How to set up Spotify Connect streaming for a Raspberry Pi with the 30-pin Dock Adapter from Poolside Factory
Hardware needed
- Raspberry Pi to iPod HiFi 30-pin-dock Adapter for Airplay Audio Streaming from Poolside Factory. Comes with standoffs and screws to mount to the Raspberry Pi Zero form factor.
- Raspberry Pi Zero 2 W (Zero 1 is no longer supported by raspotify), with the connector header soldered on. The 'W' version is necessary for this application.
- SD Card with capacity of 4GB or higher
Instructions
If you already have an SD card with a working Raspberry Pi image that you can log into over WiFi, you can use that one, otherwise you can follow these steps to create a fresh one.
Log in to your Raspberry Pi.
Change the hostname of your Raspberry Pi to what you want the name to be that shows up as the Bluetooth speaker name that you can stream to. For this, use raspi-config as shown in the above mentioned steps.
Run these commands to bring your Raspberry Pi image up to date and install all the necessary packages (can take 20ish minutes, make sure the shell has your sudo password before you copy-paste the whole block - for instance by running 'sudo ls' first). The blocks are grouped so that you can copy paste and run them together per group. This tutorial was created using Raspbian 12 Bookworm.
sudo apt-get -y install curl && curl -sL https://dtcooper.github.io/raspotify/install.sh | sh
The following commands configure the Raspberry Pi to output the sound to the 30-pin dock adapter from Poolside Factory (if you have already run these commands as part of another Poolside Factory tutorial, then don't run them again to avoid duplicate configuration entries).

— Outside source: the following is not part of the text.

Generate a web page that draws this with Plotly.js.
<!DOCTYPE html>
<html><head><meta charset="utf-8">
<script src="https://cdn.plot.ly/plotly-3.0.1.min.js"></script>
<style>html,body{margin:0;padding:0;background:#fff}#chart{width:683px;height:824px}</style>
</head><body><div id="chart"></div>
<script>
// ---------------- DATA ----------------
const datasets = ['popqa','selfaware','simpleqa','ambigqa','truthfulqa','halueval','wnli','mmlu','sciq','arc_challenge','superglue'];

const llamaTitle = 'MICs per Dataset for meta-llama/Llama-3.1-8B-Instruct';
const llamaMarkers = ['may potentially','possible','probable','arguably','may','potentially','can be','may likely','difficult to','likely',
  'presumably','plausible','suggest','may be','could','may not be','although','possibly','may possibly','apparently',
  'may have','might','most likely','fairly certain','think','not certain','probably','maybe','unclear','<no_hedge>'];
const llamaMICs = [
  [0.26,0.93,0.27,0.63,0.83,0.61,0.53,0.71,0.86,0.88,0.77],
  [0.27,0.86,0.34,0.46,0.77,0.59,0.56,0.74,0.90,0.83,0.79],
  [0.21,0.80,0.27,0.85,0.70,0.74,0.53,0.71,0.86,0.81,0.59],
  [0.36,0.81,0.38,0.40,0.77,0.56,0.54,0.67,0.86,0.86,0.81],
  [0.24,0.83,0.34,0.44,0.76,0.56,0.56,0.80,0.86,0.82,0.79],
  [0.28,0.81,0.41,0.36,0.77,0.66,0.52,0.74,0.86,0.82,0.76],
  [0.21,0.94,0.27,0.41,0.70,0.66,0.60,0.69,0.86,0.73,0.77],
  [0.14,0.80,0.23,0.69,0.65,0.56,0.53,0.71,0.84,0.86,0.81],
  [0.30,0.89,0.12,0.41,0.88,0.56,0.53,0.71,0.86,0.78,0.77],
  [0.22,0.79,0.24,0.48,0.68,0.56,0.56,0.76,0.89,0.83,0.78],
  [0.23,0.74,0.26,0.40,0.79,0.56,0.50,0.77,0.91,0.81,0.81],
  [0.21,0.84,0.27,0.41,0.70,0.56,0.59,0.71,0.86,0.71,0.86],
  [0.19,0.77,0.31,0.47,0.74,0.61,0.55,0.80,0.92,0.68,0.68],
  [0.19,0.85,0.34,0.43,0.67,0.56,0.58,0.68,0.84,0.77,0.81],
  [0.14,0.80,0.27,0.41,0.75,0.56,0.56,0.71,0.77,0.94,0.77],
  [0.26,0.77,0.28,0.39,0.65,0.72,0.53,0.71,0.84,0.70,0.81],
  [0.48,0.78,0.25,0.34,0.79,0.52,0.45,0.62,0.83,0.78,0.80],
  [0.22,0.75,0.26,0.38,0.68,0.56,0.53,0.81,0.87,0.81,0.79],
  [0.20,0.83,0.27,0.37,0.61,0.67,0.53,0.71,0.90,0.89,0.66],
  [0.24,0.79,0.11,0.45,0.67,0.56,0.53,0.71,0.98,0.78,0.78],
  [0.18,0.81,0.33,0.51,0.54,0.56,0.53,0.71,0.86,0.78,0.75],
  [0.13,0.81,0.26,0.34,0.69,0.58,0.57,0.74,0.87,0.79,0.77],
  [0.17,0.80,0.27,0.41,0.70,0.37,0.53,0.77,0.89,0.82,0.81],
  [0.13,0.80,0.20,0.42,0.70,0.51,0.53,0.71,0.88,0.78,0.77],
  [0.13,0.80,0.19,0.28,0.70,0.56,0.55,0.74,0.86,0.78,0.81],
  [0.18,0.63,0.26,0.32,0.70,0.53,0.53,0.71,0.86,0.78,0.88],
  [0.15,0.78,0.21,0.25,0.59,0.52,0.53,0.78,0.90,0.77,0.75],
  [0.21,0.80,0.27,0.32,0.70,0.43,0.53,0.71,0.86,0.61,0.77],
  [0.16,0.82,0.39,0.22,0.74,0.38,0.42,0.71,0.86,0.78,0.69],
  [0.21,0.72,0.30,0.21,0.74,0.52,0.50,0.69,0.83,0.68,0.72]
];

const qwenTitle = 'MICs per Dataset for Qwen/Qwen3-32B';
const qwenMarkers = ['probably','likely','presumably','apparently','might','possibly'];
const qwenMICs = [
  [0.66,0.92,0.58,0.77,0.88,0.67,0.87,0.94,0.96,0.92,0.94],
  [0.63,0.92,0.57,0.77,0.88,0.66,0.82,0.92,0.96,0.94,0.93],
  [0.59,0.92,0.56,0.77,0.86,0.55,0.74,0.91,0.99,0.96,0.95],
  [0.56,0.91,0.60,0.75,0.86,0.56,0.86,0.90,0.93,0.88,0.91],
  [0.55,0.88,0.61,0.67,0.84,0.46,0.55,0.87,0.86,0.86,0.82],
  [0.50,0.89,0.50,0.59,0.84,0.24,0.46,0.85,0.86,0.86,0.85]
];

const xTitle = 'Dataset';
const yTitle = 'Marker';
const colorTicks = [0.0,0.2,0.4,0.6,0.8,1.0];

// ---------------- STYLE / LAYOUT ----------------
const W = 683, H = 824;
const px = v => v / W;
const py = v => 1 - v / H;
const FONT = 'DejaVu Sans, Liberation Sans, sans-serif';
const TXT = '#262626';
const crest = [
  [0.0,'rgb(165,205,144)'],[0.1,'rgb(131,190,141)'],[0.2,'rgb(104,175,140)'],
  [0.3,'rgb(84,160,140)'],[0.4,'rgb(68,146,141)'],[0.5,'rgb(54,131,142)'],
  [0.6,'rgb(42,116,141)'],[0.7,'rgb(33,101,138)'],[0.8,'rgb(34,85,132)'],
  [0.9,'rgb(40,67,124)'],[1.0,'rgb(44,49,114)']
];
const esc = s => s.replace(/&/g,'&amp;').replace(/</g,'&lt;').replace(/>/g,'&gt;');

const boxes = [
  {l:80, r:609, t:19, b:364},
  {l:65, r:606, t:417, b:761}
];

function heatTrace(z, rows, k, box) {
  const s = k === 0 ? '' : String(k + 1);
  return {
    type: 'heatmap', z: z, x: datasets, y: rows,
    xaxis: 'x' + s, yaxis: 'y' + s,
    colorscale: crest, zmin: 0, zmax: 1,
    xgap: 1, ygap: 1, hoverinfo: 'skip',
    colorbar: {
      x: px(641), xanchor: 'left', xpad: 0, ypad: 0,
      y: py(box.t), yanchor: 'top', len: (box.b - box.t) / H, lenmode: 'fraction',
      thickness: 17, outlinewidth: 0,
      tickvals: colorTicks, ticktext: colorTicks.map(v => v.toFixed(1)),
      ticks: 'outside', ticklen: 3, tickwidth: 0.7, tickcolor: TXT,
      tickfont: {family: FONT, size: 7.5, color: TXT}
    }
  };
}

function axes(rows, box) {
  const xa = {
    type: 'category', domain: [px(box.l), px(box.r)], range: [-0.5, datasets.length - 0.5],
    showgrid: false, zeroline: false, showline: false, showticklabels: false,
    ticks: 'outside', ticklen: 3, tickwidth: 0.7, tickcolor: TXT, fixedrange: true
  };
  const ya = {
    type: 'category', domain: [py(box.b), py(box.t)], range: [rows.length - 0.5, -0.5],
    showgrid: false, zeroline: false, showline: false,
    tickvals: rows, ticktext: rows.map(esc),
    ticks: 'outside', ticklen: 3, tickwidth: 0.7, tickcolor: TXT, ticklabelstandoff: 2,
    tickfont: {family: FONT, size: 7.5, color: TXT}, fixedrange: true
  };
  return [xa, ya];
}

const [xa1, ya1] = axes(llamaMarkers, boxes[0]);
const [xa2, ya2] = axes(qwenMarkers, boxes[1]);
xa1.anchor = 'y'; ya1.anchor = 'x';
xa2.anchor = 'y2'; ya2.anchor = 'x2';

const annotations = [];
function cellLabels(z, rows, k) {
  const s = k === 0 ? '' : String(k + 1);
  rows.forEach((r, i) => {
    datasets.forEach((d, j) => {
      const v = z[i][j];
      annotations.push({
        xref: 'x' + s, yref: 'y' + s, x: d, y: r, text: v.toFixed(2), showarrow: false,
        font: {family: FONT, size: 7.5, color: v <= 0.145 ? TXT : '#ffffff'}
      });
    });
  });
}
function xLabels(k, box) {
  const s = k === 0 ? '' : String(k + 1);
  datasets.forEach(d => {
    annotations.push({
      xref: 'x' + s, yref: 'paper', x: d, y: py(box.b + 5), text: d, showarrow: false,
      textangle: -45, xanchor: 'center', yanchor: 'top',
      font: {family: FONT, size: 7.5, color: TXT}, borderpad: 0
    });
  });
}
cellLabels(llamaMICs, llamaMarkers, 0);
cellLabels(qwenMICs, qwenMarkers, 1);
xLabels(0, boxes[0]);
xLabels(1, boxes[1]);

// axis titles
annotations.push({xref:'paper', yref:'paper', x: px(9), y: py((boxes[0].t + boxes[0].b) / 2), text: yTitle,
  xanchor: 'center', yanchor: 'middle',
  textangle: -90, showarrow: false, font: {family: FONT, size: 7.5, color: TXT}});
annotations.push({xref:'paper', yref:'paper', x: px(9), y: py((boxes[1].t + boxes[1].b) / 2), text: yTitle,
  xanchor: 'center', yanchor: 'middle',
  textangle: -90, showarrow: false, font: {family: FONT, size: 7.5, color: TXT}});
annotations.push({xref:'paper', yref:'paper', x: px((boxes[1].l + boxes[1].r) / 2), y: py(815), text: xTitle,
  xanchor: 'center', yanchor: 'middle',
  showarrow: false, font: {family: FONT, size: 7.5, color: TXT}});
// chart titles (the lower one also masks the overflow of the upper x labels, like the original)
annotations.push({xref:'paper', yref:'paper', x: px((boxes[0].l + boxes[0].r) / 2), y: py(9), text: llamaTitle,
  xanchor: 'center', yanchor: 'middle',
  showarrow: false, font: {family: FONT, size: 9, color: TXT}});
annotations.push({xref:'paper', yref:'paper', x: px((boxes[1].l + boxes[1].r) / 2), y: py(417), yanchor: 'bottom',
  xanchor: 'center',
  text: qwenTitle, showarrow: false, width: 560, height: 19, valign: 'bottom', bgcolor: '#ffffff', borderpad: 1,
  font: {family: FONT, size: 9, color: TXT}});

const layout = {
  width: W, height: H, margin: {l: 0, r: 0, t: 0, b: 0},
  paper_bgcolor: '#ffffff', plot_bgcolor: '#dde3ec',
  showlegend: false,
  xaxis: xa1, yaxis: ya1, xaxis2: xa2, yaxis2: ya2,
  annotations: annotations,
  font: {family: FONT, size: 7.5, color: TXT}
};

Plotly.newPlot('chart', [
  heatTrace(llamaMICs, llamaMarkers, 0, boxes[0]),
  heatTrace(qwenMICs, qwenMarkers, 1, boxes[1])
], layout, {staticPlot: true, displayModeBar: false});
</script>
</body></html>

sudo sed -i --follow-symlinks 's/dtparam=audio=on/dtparam=audio=off/' /boot/config.txt
sudo sed -i --follow-symlinks '/dtparam=audio=off/a dtoverlay=hifiberry-dac' /boot/config.txt
Reboot the Raspberry Pi for the configuration to become effective
sudo reboot
Now the Raspberry Pi with the 30-Pin Dock Adapter is ready for receiving music via Spotify Connect. The speaker will show up with the name raspotify followed by your raspberry pi's hostname in brackets.

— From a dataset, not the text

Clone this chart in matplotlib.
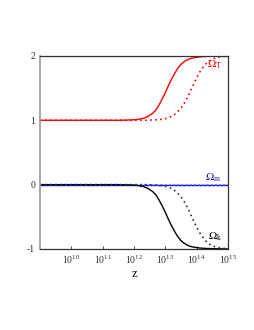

These settings will remain after power cycles of the Raspberry Pi, so they will not have to be repeated. You can use the following command to check the status of raspotify:
sudo systemctl status raspotify
It is possible to have both the code for streaming from a Spotify Connect source and and from an Airplay 2 source installed on the same Raspberry Pi installation. When one source is playing, then the other source will be ignored until the first source is stopped, and the second source restarted. Overall, this is a great setup allowing for streaming both Airplay 2 and Spotify Connect without having to change out the adapter plugged into a 30-pin dock speaker, such as for instance an Apple iPod HiFi.